§ INFORMATION SUPPLIED
§ §

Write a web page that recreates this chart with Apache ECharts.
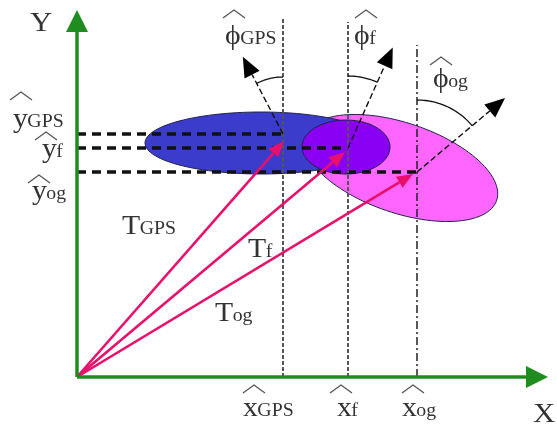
<!DOCTYPE html>
<html><head><meta charset="utf-8">
<script src="https://cdn.jsdelivr.net/npm/echarts@6/dist/echarts.min.js"></script>
<style>html,body{margin:0;padding:0;background:#fff}#c{width:557px;height:430px}</style>
</head><body><div id="c"></div>
<script>
// ---- data (units: origin of the X/Y frame at 0,0) ----
const estimateKeys = ['GPS', 'f', 'og'];
const xHat = [206, 271, 340];
const yHat = [243, 229, 205];
const xLineTop = [359, 355, 332];
const tEndX = [207, 268, 336];
const tEndY = [236, 225, 203];
const headingDeg = [-27.5, 24, 50];
const headingLen = [87, 110, 115];
const arcRadius = [57, 72, 72];

// ellipses, in drawing order
const ellipseNames = ['og', 'GPS', 'f'];
const ellipseCx = [324, 184, 269];
const ellipseCy = [209, 234, 230];
const ellipseRx = [101, 116, 44];
const ellipseRy = [45, 31, 27];
const ellipseRot = [-18.7, 0, 0];

const axisTipX = 471;
const axisTipY = 367;

// labels
const labelMain = ['Y', 'X', 'x', 'x', 'x', 'y', 'y', 'y', 'T', 'T', 'T', 'ϕ', 'ϕ', 'ϕ'];
const labelSub  = ['', '', 'GPS', 'f', 'og', 'GPS', 'f', 'og', 'GPS', 'f', 'og', 'GPS', 'f', 'og'];
const labelHat  = [0, 0, 1, 1, 1, 1, 1, 1, 0, 0, 0, 1, 1, 1];

// ---- layout (not data) ----
const labelX = [-47, 456, 166, 260, 325, -64, -35, -45, 45, 171, 138, 148, 277, 356];
const labelY = [345, -46, -40, -40, -40, 249, 219, 177, 142, 119, 55, 332, 332, 289];
const hatX   = [0, 0, 166, 253, 325, -67, -42, -49, 0, 0, 0, 146, 278, 353];
const hatY   = [0, 0, -16, -16, -16, 277, 237, 194, 0, 0, 0, 359, 359, 312];
const ellipseColor = ['#ff66ff', '#3b3bcc', '#8a00f5'];
const green = '#1f8c1f';
const pinkArrow = '#e8106a';
const font = "'Liberation Serif','Times New Roman',serif";
const mainSize = 27, subSize = 18, stretch = 1.1;
const baseShift = 0.3; // em-middle to alphabetic baseline

const mctx = document.createElement('canvas').getContext('2d');
function textW(t, s) { mctx.font = s + 'px ' + font; return mctx.measureText(t).width * stretch; }

function head(p0, p1, L, W) {
  const dx = p1[0] - p0[0], dy = p1[1] - p0[1];
  const d = Math.hypot(dx, dy), ux = dx / d, uy = dy / d;
  const bx = p1[0] - ux * L, by = p1[1] - uy * L;
  return {
    base: [bx, by],
    pts: [p1, [bx - uy * W / 2, by + ux * W / 2], [bx + uy * W / 2, by - ux * W / 2]]
  };
}

const chart = echarts.init(document.getElementById('c'), null, {renderer: 'canvas'});
const series = [];

// ellipses
series.push({
  type: 'custom', coordinateSystem: 'cartesian2d', z: 1,
  data: ellipseNames.map((n, i) => [ellipseCx[i], ellipseCy[i], ellipseRx[i], ellipseRy[i], ellipseRot[i]]),
  renderItem(params, api) {
    const cx = api.value(0), cy = api.value(1), rx = api.value(2), ry = api.value(3), rot = api.value(4) * Math.PI / 180;
    const pts = [];
    for (let k = 0; k < 120; k++) {
      const t = k / 120 * 2 * Math.PI, ex = rx * Math.cos(t), ey = ry * Math.sin(t);
      pts.push(api.coord([cx + ex * Math.cos(rot) - ey * Math.sin(rot), cy + ex * Math.sin(rot) + ey * Math.cos(rot)]));
    }
    return {type: 'polygon', shape: {points: pts}, style: {fill: ellipseColor[params.dataIndex], stroke: '#22224a', lineWidth: 1}};
  }
});

// horizontal dashed lines
series.push({
  type: 'custom', coordinateSystem: 'cartesian2d', z: 2,
  data: estimateKeys.map((k, i) => [xHat[i], yHat[i]]),
  renderItem(params, api) {
    const a = api.coord([0, api.value(1)]), b = api.coord([api.value(0), api.value(1)]);
    return {type: 'line', shape: {x1: a[0], y1: a[1], x2: b[0], y2: b[1]}, style: {stroke: '#111', lineWidth: 3.5, lineDash: [9, 6]}};
  }
});

// vertical dashed lines
series.push({
  type: 'custom', coordinateSystem: 'cartesian2d', z: 2,
  data: estimateKeys.map((k, i) => [xHat[i], xLineTop[i]]),
  renderItem(params, api) {
    const a = api.coord([api.value(0), 0]), b = api.coord([api.value(0), api.value(1)]);
    const i = params.dataIndex;
    const st = i === 2 ? {stroke: '#222', lineWidth: 1.5, lineDash: [8, 3, 2, 3]} : {stroke: '#555', lineWidth: 2, lineDash: [4, 2]};
    return {type: 'line', shape: {x1: a[0], y1: a[1], x2: b[0], y2: b[1]}, style: st};
  }
});

// T vectors
series.push({
  type: 'custom', coordinateSystem: 'cartesian2d', z: 3,
  data: estimateKeys.map((k, i) => [tEndX[i], tEndY[i]]),
  renderItem(params, api) {
    const o = api.coord([0, 0]), p = api.coord([api.value(0), api.value(1)]);
    const h = head(o, p, 16, 13);
    return {type: 'group', children: [
      {type: 'line', shape: {x1: o[0], y1: o[1], x2: h.base[0], y2: h.base[1]}, style: {stroke: pinkArrow, lineWidth: 2.6}},
      {type: 'polygon', shape: {points: h.pts}, style: {fill: pinkArrow}}
    ]};
  }
});

// heading arrows + arcs
series.push({
  type: 'custom', coordinateSystem: 'cartesian2d', z: 4,
  data: estimateKeys.map((k, i) => [xHat[i], yHat[i], headingDeg[i], headingLen[i], arcRadius[i]]),
  renderItem(params, api) {
    const x = api.value(0), y = api.value(1), al = api.value(2) * Math.PI / 180, len = api.value(3), r = api.value(4);
    const s = api.coord([x, y]), t = api.coord([x + len * Math.sin(al), y + len * Math.cos(al)]);
    const h = head(s, t, 20, 17);
    const arc = [];
    for (let k = 0; k <= 30; k++) {
      const a = al * k / 30;
      arc.push(api.coord([x + r * Math.sin(a), y + r * Math.cos(a)]));
    }
    return {type: 'group', children: [
      {type: 'line', shape: {x1: s[0], y1: s[1], x2: h.base[0], y2: h.base[1]}, style: {stroke: '#111', lineWidth: 1.4, lineDash: [6, 3]}},
      {type: 'polygon', shape: {points: h.pts}, style: {fill: '#000'}},
      {type: 'polyline', shape: {points: arc}, style: {stroke: '#111', lineWidth: 1.3, fill: null}}
    ]};
  }
});

// axes
series.push({
  type: 'custom', coordinateSystem: 'cartesian2d', z: 5,
  data: [[axisTipX, 0], [0, axisTipY]],
  renderItem(params, api) {
    const o = api.coord([0, 0]), p = api.coord([api.value(0), api.value(1)]);
    const h = head(o, p, 22, 22);
    return {type: 'group', children: [
      {type: 'line', shape: {x1: o[0], y1: o[1], x2: h.base[0], y2: h.base[1]}, style: {stroke: green, lineWidth: 3.5}},
      {type: 'polygon', shape: {points: h.pts}, style: {fill: green}}
    ]};
  }
});

// labels
series.push({
  type: 'custom', coordinateSystem: 'cartesian2d', z: 6,
  data: labelMain.map((m, i) => [labelX[i], labelY[i], hatX[i], hatY[i]]),
  renderItem(params, api) {
    const i = params.dataIndex;
    const p = api.coord([api.value(0), api.value(1)]);
    const main = labelMain[i], sub = labelSub[i];
    const big = (i < 2) ? 28 : mainSize;
    const kids = [
      {type: 'text', x: p[0], y: p[1] - baseShift * big, scaleX: stretch,
        style: {text: main, font: big + 'px ' + font, fill: '#333', verticalAlign: 'middle', align: 'left'}}
    ];
    if (sub) {
      kids.push({type: 'text', x: p[0] + textW(main, big) - 0.5, y: p[1] - baseShift * subSize, scaleX: stretch,
        style: {text: sub, font: subSize + 'px ' + font, fill: '#333', verticalAlign: 'middle', align: 'left'}});
    }
    if (labelHat[i]) {
      const hp = api.coord([api.value(2), api.value(3)]);
      kids.push({type: 'polyline', shape: {points: [[hp[0], hp[1]], [hp[0] + 11, hp[1] - 8], [hp[0] + 22, hp[1]]]},
        style: {stroke: '#555', lineWidth: 1.3, fill: null}});
    }
    return {type: 'group', children: kids};
  }
});

chart.setOption({
  animation: false,
  backgroundColor: '#fff',
  grid: {left: 0, right: 0, top: 0, bottom: 0},
  xAxis: {type: 'value', min: -77, max: 480, show: false},
  yAxis: {type: 'value', min: -53, max: 377, show: false},
  series: series
});
</script>
</body></html>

§ §

Starting at the top of the listing above, reproduce each line up to and including the one with "const axisTipY = 367;"; omit the pictures.

§ THE SOLUTION
Write a web page that recreates this chart with Apache ECharts.
<!DOCTYPE html>
<html><head><meta charset="utf-8">
<script src="https://cdn.jsdelivr.net/npm/echarts@6/dist/echarts.min.js"></script>
<style>html,body{margin:0;padding:0;background:#fff}#c{width:557px;height:430px}</style>
</head><body><div id="c"></div>
<script>
// ---- data (units: origin of the X/Y frame at 0,0) ----
const estimateKeys = ['GPS', 'f', 'og'];
const xHat = [206, 271, 340];
const yHat = [243, 229, 205];
const xLineTop = [359, 355, 332];
const tEndX = [207, 268, 336];
const tEndY = [236, 225, 203];
const headingDeg = [-27.5, 24, 50];
const headingLen = [87, 110, 115];
const arcRadius = [57, 72, 72];

// ellipses, in drawing order
const ellipseNames = ['og', 'GPS', 'f'];
const ellipseCx = [324, 184, 269];
const ellipseCy = [209, 234, 230];
const ellipseRx = [101, 116, 44];
const ellipseRy = [45, 31, 27];
const ellipseRot = [-18.7, 0, 0];

const axisTipX = 471;
const axisTipY = 367;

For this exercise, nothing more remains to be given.